## BEGIN

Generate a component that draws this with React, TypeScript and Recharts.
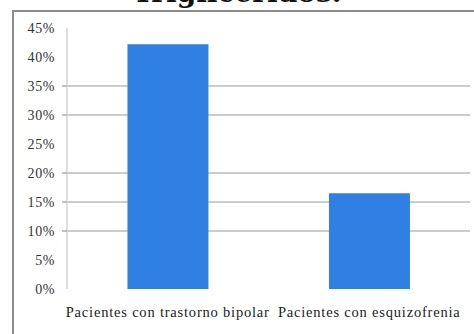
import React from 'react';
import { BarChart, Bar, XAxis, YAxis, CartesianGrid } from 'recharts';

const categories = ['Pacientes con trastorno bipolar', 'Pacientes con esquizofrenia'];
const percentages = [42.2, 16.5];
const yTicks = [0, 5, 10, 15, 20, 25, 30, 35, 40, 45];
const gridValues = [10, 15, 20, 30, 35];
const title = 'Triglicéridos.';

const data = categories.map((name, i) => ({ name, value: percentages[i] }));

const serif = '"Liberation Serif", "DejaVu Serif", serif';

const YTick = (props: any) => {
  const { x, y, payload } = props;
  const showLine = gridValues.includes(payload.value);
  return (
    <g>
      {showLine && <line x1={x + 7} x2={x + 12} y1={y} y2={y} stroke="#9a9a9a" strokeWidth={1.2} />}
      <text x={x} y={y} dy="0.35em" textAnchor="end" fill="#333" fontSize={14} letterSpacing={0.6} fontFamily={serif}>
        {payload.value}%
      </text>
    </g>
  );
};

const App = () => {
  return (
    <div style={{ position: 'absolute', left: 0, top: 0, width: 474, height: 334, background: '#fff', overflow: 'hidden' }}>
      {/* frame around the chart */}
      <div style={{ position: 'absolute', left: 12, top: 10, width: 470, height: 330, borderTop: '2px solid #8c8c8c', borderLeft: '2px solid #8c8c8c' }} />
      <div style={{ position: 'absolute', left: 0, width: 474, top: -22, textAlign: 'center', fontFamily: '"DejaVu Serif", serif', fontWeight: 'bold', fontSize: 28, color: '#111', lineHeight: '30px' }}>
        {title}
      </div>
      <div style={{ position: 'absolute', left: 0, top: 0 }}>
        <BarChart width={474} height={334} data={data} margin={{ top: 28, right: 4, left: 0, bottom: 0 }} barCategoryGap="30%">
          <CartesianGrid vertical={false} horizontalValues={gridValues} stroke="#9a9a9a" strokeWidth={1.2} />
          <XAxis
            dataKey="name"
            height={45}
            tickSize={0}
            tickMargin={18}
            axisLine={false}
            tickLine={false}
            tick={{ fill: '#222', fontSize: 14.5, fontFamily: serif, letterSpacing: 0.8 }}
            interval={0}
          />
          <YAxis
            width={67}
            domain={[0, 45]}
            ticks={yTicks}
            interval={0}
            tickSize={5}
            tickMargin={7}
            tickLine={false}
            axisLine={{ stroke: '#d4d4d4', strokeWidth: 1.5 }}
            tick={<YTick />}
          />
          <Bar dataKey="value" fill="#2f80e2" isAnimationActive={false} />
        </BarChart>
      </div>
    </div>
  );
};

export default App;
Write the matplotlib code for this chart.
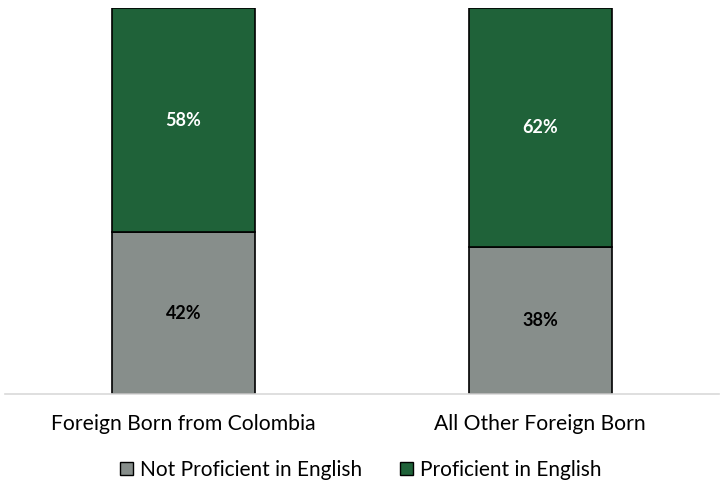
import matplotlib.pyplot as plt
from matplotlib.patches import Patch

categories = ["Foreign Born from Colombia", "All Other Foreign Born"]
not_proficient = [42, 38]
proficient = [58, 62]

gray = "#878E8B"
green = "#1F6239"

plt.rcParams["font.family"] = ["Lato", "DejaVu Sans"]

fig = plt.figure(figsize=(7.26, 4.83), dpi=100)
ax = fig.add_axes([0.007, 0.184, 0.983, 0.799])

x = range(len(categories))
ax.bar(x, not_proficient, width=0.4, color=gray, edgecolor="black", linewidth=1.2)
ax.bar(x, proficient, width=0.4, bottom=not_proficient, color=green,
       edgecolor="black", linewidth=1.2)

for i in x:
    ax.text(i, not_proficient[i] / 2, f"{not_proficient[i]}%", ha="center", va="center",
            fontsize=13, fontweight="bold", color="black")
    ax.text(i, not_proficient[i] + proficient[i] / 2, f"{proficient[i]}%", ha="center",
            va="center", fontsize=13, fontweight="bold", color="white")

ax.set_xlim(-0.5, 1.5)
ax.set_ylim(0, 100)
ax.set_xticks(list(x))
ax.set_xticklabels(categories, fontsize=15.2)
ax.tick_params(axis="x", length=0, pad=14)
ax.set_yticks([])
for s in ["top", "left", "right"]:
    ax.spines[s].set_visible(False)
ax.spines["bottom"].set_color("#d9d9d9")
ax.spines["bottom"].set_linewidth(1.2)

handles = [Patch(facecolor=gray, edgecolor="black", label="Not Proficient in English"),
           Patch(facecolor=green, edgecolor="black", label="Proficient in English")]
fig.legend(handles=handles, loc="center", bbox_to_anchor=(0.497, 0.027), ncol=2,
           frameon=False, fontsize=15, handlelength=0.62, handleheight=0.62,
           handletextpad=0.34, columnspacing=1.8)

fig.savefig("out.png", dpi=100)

## END

* **What is required**:
In the records above, find the line containing "Write the matplotlib code for this chart.". Reproduce it and every line after it through the last line, omitting pictures.

* **Written solution**:
Write the matplotlib code for this chart.
import matplotlib.pyplot as plt
from matplotlib.patches import Patch

categories = ["Foreign Born from Colombia", "All Other Foreign Born"]
not_proficient = [42, 38]
proficient = [58, 62]

gray = "#878E8B"
green = "#1F6239"

plt.rcParams["font.family"] = ["Lato", "DejaVu Sans"]

fig = plt.figure(figsize=(7.26, 4.83), dpi=100)
ax = fig.add_axes([0.007, 0.184, 0.983, 0.799])

x = range(len(categories))
ax.bar(x, not_proficient, width=0.4, color=gray, edgecolor="black", linewidth=1.2)
ax.bar(x, proficient, width=0.4, bottom=not_proficient, color=green,
       edgecolor="black", linewidth=1.2)

for i in x:
    ax.text(i, not_proficient[i] / 2, f"{not_proficient[i]}%", ha="center", va="center",
            fontsize=13, fontweight="bold", color="black")
    ax.text(i, not_proficient[i] + proficient[i] / 2, f"{proficient[i]}%", ha="center",
            va="center", fontsize=13, fontweight="bold", color="white")

ax.set_xlim(-0.5, 1.5)
ax.set_ylim(0, 100)
ax.set_xticks(list(x))
ax.set_xticklabels(categories, fontsize=15.2)
ax.tick_params(axis="x", length=0, pad=14)
ax.set_yticks([])
for s in ["top", "left", "right"]:
    ax.spines[s].set_visible(False)
ax.spines["bottom"].set_color("#d9d9d9")
ax.spines["bottom"].set_linewidth(1.2)

handles = [Patch(facecolor=gray, edgecolor="black", label="Not Proficient in English"),
           Patch(facecolor=green, edgecolor="black", label="Proficient in English")]
fig.legend(handles=handles, loc="center", bbox_to_anchor=(0.497, 0.027), ncol=2,
           frameon=False, fontsize=15, handlelength=0.62, handleheight=0.62,
           handletextpad=0.34, columnspacing=1.8)

fig.savefig("out.png", dpi=100)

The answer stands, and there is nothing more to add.